Now we can instantiate the Python Elasticsearch client.

First we prompt the user for their password and Cloud ID.

🔐 NOTE: `getpass` enables us to securely prompt the user for credentials without echoing them to the terminal, or storing it in memory.

Then we create a `client` object that instantiates an instance of the `Elasticsearch` class.

In [151]:
# Found in the 'Manage Deployment' page
ELASTIC_ENDPOINT = getpass.getpass("Enter Elastic Endpoint:  ")

# Password for the 'elastic' user generated by Elasticsearch
ELASTIC_API_KEY = getpass.getpass("Enter Elastic API Key:  ")

# Create the client instance
client = Elasticsearch(
    hosts=[ELASTIC_ENDPOINT], api_key=ELASTIC_API_KEY, request_timeout=3600
)

Let's verify that our client is connected.

In [None]:
resp = client.info()
print(resp)

## Setup emebdding model

Next we upload the all-mpnet-base-v2 embedding model into Elasticsearch and create an ingest pipeline with inference processors for text embedding and text expansion, using the description field for both. This field contains the description of each product.

In [None]:
# set the model to .multilingual-e5-small-elasticsearch
es_model_id = ".multilingual-e5-small"
es_model_endpoint = ".multilingual-e5-small-elasticsearch"

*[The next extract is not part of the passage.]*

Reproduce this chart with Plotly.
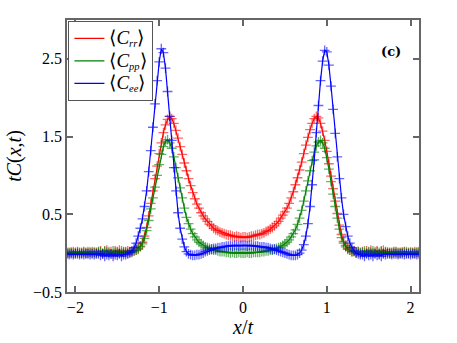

# verify the model is loaded, deployed, and ready to use
models = client.ml.get_trained_models()
for model in models["trained_model_configs"]:
    if model["model_id"] == es_model_id:
        print(f"Model ID: {model['model_id']}")
        print(f"Description: {model.get('description', 'No description')}")
        print(f"Version: {model.get('version', 'N/A')}")
        break
else:
    print(f"Model {es_model_id} not found.")

print("------")

inference_endpoint = client.inference.get(inference_id=es_model_endpoint)
inference_endpoint = inference_endpoint["endpoints"][0]
print(f"Inference Endpoint ID: {es_model_endpoint}")
print(
    f"Model ID: {inference_endpoint.get('service_settings', {}).get('model_id', 'N/A')}"
)
print(f"Task Type: {inference_endpoint['task_type']}")

In [None]:
# Creating an ingest pipeline with inference processors to use ELSER (sparse) and e5_multilingual_small (dense) to infer against data that will be ingested in the pipeline.
client.ingest.put_pipeline(
    id="ecommerce-pipeline",
    processors=[
        {
            "inference": {
                "model_id": ".elser-2-elasticsearch",
                "input_output": [
                    {
                        "input_field": "description",
                        "output_field": "elser_description_vector",
                    }
                ],
            }
        },
        {
            "inference": {
                "model_id": ".multilingual-e5-small-elasticsearch",  # Inference endpoint ID
                "input_output": [
                    {
                        "input_field": "description",
                        "output_field": "e5_description_vector",
                    }
                ],
                "inference_config": {"text_embedding": {}},
            }
        },
    ],
)

## Index documents

Then, we create a source index to load `products-ecommerce.json` or our remote source. This will be the `ecommerce` index and a destination index to extract the documents from the source and index these documents into the destination `ecommerce-search`.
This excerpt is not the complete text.